— START OF Material shown —
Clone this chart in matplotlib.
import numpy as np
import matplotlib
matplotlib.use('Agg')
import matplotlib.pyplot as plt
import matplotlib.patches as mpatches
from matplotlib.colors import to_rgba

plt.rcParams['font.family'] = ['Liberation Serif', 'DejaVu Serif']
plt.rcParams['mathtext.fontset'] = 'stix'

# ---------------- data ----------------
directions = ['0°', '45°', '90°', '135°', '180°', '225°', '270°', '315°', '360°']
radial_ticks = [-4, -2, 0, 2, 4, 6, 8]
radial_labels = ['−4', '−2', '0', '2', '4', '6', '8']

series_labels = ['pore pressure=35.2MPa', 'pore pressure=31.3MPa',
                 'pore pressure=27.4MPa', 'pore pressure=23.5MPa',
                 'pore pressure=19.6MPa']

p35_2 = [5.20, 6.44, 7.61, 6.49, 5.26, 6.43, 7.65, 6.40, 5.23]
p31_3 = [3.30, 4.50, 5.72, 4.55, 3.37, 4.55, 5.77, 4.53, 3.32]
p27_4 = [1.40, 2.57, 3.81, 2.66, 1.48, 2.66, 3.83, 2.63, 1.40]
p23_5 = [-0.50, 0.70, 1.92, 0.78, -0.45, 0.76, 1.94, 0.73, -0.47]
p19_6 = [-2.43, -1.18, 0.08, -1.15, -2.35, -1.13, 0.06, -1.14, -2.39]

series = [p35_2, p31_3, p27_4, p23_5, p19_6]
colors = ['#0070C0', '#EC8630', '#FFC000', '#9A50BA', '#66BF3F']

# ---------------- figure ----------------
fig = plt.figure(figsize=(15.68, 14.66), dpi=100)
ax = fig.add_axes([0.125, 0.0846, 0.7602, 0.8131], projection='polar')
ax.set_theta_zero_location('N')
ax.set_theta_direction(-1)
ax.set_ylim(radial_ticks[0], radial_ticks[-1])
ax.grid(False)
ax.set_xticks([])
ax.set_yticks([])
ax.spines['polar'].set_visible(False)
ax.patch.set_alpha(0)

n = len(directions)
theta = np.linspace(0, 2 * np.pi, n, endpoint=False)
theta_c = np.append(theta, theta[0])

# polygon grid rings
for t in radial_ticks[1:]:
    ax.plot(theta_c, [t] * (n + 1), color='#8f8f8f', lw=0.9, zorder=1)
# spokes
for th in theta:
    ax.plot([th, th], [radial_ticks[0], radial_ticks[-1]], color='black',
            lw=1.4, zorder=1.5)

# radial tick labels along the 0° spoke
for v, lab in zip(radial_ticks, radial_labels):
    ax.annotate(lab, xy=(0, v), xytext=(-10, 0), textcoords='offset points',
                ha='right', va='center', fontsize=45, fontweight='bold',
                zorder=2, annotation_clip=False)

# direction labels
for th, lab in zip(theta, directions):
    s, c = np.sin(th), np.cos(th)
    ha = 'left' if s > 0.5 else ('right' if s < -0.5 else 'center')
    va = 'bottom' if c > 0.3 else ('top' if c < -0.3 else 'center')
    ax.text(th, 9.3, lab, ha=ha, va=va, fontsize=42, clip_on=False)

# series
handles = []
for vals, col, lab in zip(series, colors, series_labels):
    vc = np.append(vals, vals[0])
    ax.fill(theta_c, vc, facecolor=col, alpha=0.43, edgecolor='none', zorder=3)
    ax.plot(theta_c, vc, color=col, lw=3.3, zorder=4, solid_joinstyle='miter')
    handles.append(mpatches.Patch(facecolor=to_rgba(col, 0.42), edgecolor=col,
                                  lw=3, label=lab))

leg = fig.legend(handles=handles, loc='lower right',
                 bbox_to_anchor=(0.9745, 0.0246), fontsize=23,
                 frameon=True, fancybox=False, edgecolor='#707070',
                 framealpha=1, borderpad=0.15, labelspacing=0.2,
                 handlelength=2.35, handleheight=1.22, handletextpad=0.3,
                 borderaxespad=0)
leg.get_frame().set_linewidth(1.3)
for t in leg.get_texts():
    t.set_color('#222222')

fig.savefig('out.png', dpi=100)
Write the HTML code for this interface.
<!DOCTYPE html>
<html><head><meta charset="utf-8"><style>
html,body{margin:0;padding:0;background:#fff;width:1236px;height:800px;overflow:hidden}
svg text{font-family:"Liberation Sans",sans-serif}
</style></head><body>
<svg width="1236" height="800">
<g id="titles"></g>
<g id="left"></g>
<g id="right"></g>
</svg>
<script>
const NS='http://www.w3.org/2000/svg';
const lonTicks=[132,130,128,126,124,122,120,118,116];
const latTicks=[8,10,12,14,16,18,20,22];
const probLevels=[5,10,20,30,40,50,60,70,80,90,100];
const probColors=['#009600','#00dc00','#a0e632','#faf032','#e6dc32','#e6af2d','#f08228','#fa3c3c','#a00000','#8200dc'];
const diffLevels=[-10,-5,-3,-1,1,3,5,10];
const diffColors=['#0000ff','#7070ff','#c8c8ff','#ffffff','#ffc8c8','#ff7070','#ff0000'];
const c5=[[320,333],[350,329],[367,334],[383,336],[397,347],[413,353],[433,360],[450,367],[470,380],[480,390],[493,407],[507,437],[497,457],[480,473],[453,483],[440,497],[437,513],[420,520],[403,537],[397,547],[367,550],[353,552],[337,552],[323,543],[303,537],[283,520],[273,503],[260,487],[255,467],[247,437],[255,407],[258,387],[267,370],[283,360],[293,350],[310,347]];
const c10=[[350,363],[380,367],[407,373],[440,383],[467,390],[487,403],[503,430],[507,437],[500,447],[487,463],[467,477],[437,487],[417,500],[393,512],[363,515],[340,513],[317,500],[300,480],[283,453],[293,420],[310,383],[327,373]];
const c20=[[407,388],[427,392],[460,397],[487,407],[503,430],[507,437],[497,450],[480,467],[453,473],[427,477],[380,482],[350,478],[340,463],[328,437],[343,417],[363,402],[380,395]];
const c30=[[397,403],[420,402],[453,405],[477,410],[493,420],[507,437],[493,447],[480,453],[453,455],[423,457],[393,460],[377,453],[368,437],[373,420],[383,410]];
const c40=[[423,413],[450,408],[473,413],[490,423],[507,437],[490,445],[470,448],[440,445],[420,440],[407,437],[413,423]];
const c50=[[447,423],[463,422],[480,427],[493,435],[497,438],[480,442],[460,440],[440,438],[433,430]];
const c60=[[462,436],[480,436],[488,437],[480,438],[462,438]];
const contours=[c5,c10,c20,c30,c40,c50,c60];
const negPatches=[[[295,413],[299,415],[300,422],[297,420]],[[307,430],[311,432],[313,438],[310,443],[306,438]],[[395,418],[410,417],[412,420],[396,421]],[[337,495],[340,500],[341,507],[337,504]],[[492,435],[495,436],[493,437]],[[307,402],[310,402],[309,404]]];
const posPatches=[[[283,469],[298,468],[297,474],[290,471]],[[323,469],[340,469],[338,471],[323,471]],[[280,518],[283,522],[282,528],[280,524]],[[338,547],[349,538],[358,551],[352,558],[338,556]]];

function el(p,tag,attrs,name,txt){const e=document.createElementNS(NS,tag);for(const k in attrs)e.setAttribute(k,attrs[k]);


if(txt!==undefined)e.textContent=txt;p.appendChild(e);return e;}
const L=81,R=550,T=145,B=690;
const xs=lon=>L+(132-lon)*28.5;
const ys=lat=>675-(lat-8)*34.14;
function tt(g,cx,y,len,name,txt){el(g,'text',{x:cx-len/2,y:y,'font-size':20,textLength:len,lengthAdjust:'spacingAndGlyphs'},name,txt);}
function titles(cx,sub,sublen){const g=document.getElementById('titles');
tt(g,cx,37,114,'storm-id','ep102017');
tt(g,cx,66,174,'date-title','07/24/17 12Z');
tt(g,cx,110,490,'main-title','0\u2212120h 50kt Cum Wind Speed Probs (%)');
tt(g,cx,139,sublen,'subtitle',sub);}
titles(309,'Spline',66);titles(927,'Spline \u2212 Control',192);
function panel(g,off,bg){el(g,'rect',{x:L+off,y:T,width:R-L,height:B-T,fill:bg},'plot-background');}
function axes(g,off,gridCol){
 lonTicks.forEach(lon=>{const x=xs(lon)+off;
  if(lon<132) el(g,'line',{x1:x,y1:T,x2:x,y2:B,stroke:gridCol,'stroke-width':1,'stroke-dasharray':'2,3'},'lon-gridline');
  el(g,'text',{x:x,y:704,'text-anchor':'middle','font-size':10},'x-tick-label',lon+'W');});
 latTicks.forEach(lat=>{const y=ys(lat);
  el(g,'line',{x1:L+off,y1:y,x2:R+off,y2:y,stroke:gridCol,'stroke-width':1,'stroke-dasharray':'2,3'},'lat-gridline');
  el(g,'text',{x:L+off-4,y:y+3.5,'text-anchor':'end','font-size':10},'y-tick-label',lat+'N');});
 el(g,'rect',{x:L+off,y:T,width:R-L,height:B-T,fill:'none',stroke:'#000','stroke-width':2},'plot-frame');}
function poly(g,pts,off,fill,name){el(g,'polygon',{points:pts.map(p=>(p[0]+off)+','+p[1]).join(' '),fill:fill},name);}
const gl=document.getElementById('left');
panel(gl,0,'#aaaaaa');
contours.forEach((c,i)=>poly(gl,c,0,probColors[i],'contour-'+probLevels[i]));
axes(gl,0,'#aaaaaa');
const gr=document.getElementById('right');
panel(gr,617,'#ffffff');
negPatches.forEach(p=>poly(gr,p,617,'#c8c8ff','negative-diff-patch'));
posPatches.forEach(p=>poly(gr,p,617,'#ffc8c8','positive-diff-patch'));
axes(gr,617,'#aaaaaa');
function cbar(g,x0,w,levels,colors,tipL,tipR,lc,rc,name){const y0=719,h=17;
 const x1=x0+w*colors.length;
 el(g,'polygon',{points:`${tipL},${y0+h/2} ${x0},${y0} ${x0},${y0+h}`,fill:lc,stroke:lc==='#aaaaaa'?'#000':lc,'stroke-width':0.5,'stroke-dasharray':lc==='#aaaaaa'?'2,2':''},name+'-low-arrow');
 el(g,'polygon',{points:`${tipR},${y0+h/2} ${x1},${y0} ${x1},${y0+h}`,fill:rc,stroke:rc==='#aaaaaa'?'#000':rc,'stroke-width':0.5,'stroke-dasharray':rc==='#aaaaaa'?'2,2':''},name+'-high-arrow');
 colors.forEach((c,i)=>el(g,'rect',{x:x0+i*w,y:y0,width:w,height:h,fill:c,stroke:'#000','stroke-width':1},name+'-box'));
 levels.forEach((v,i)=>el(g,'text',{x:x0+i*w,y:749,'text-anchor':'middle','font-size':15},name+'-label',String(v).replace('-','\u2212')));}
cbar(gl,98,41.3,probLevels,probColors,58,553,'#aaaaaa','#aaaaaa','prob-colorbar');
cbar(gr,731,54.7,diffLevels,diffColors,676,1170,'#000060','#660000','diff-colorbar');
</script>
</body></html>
— END OF Material shown —
Written task: From the first line of the records above to the line that contains "colors = ['#0070C0', '#EC8630', '#FFC000', '#9A50BA', '#66BF3F']", quote each line exactly.

Answer below:
Clone this chart in matplotlib.
import numpy as np
import matplotlib
matplotlib.use('Agg')
import matplotlib.pyplot as plt
import matplotlib.patches as mpatches
from matplotlib.colors import to_rgba

plt.rcParams['font.family'] = ['Liberation Serif', 'DejaVu Serif']
plt.rcParams['mathtext.fontset'] = 'stix'

# ---------------- data ----------------
directions = ['0°', '45°', '90°', '135°', '180°', '225°', '270°', '315°', '360°']
radial_ticks = [-4, -2, 0, 2, 4, 6, 8]
radial_labels = ['−4', '−2', '0', '2', '4', '6', '8']

series_labels = ['pore pressure=35.2MPa', 'pore pressure=31.3MPa',
                 'pore pressure=27.4MPa', 'pore pressure=23.5MPa',
                 'pore pressure=19.6MPa']

p35_2 = [5.20, 6.44, 7.61, 6.49, 5.26, 6.43, 7.65, 6.40, 5.23]
p31_3 = [3.30, 4.50, 5.72, 4.55, 3.37, 4.55, 5.77, 4.53, 3.32]
p27_4 = [1.40, 2.57, 3.81, 2.66, 1.48, 2.66, 3.83, 2.63, 1.40]
p23_5 = [-0.50, 0.70, 1.92, 0.78, -0.45, 0.76, 1.94, 0.73, -0.47]
p19_6 = [-2.43, -1.18, 0.08, -1.15, -2.35, -1.13, 0.06, -1.14, -2.39]

series = [p35_2, p31_3, p27_4, p23_5, p19_6]
colors = ['#0070C0', '#EC8630', '#FFC000', '#9A50BA', '#66BF3F']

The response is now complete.